Cloisonnées dans ce cadre rigide et émanant d’une évidente volonté de démiurge, les scènes se déploient l’une après l’autre tels des fragments d’un petit théâtre de l’absurdité existentielle. Dans Un pigeon…, les personnages portant le poids de leur condition humaine (tous arborant un maquillage blafard) vont, viennent, conversent et même meurent à pas lents, peinent à communiquer (d’où le running gag de la répétition du « je suis content de savoir que vous allez bien !», formule de pure politesse), se perdent en mesquineries, tout en étant régulièrement par le même thème musical narquois. De temps en temps, la grande histoire fait irruption sur le mode du rêve éveillé : on voit même débouler le roi Charles XII de Suède et une vision pour le moins choquante du colonialisme. Sur ces entrefaites, deux représentants en farces et attrapes, dépressifs et peu efficaces, entre lesquels la relation professionnelle et personnelle est compliquée, font des apparitions récurrentes qui contribuent surtout à appuyer le propos général. Il y a à l’œuvre un humour burlesque (et noir) que le cinéphile serait bien tenté de rapprocher de grands noms de la catégorie (Buñuel, les Monty Python), si seulement cet humour ne s’ingéniait, à l’image de ce qui est circonscrit au cadre, à tourner en circuit fermé. On sent en permanence que si les personnages sont à ce point jouets de l’absurde, ce n’est pas sous l’effet d’une logique propre à sidérer la compréhension, mais de la capacité du réalisateur-démiurge à les maintenir dans une attitude et un cadre prédéterminés pour jouer avec eux — et se jouer d’eux.
Satires en longueur
De ce surplomb qu’il s’est aménagé, Andersson joue sur du velours — avec une trop grande facilité pour que le discours qu’il exprime convainque vraiment de sa sincérité. Sa façon de brocarder la société suédoise, sa vieille mentalité, les fantômes de son histoire, etc. s’apparente à une série de vignettes chargées de sens, où chaque visage couleur de cendre, chaque incident subi, chaque anachronisme est censé porter une idée limpide. En somme, ces vignettes fonctionnent comme des réclames pour le discours du cinéaste. Problème : le discours, dont on a vite mesuré la portée, peine à justifier les moyens, le forçage des traits de la réclame, l’omniprésente grisaille qui, moins qu’elle exprime un état du monde, prépare le terrain à la satire, voire la grossièreté embarrassante de certaines trouvailles (spoiler ici). Cela reste de la misanthropie en boîte, toute faite, trop commode pour dissimuler qu’elle n’anime pas les trouvailles vachardes du metteur en scène mais leur sert de prétexte. Et voir celui-ci faire mine, de l’autre main, de condescendre à laisser un peu d’espoir au genre humain en jetant çà et là des vignettes à l’effet publicitaire inverse (jeunesse sans maquillage dans des activités d’une simplicité confondante : enfants qui jouent, jeunes gens qui s’enlacent) accrédite le sentiment qu’on est face à de la pure posture en guise de vision de monde, roublarde, autosatisfaite et, pour tout dire, antipathique.

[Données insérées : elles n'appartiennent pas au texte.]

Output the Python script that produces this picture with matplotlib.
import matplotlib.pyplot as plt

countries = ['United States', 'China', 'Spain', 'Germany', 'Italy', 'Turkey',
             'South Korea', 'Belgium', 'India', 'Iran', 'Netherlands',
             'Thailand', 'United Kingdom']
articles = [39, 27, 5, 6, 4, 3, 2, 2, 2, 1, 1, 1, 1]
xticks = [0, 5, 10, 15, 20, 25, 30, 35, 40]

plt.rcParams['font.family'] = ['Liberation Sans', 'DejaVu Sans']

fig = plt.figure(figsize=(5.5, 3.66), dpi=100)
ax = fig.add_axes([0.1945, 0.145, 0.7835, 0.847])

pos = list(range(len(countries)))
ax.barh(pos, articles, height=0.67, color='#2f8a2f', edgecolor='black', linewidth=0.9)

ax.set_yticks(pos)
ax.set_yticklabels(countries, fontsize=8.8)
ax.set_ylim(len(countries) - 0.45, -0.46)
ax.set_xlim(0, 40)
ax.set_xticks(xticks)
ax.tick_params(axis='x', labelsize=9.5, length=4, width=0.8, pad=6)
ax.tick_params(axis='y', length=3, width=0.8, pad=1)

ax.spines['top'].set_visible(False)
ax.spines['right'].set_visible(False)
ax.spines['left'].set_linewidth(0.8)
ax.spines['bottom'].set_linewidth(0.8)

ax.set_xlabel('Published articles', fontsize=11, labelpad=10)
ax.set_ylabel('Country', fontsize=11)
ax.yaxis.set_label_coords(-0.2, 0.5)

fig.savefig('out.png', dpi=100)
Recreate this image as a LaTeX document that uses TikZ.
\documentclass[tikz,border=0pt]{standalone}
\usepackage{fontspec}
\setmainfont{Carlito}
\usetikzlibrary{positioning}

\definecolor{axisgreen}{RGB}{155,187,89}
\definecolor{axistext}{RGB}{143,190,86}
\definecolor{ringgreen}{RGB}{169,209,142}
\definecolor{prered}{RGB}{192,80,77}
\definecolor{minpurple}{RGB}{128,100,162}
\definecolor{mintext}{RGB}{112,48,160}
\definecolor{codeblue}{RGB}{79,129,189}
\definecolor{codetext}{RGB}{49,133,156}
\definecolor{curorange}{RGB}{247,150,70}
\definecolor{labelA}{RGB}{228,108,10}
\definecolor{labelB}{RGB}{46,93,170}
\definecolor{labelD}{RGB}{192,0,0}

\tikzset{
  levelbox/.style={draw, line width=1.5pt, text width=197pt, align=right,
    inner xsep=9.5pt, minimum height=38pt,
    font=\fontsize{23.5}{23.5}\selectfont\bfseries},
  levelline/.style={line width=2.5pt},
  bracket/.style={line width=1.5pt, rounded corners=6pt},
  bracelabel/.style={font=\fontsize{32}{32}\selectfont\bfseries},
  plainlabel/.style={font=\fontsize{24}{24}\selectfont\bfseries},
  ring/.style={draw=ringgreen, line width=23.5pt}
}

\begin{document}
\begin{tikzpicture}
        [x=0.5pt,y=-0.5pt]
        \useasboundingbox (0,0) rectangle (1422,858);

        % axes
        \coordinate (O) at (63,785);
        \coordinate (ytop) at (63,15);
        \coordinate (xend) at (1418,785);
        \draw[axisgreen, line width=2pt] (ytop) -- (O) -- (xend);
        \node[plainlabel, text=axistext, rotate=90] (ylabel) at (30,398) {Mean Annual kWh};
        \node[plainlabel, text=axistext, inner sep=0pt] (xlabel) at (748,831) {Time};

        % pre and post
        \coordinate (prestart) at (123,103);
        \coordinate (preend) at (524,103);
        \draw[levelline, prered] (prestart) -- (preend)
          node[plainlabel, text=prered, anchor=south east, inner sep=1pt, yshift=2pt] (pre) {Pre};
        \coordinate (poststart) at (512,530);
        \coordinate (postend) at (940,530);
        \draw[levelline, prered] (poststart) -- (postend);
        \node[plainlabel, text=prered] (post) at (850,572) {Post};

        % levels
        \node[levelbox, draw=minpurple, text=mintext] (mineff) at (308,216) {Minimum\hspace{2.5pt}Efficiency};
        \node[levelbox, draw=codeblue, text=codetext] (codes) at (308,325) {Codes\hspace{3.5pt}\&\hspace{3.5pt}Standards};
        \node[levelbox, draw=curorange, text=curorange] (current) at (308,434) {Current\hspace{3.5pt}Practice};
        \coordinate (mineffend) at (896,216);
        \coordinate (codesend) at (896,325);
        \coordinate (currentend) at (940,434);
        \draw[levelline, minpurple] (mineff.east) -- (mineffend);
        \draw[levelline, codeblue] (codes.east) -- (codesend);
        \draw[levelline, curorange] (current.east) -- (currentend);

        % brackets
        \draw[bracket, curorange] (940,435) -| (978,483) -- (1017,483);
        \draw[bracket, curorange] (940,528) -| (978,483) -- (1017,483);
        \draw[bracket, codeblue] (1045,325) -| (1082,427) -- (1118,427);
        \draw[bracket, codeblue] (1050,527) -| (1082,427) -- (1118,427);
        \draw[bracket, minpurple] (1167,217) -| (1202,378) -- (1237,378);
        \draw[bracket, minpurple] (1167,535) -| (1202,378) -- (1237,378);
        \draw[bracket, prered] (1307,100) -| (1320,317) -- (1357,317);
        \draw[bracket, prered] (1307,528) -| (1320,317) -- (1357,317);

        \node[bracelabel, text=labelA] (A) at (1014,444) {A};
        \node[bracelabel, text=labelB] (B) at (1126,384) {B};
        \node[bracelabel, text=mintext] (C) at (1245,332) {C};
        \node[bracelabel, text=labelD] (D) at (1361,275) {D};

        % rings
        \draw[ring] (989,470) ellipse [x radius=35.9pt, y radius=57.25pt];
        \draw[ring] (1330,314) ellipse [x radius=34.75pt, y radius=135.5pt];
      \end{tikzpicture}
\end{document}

Sans doute le fond de ce qui gêne dans le système Andersson réside-t-il dans son utilisation des moyens du cinéma pour démontrer sa supériorité d’artiste par de telles vignettes. Car on ne peut pas nier que son humour opère au moins partiellement, non dans la durée mais à des moments plus saisissants que d’autres, notamment dans son aspect pictural. Ce qui laisse penser que le talent de caricaturiste du réalisateur eût trouvé une fonction au moins aussi efficace et appropriée en mode instantané, sur des pages de bande dessinée ou de presse. Or en choisissant de faire de ses idées des récits portés par le temps, Andersson ne fait que rallonger des plaisanteries qui eussent mérité d’être courtes, laisser son propos draguer plus d’importance qu’il n’en a réellement, et transformer sa démarche en prétention peu défendable — et la reconnaissance festivalière et cinéphile que celle-ci attire malgré tout n’arrange rien.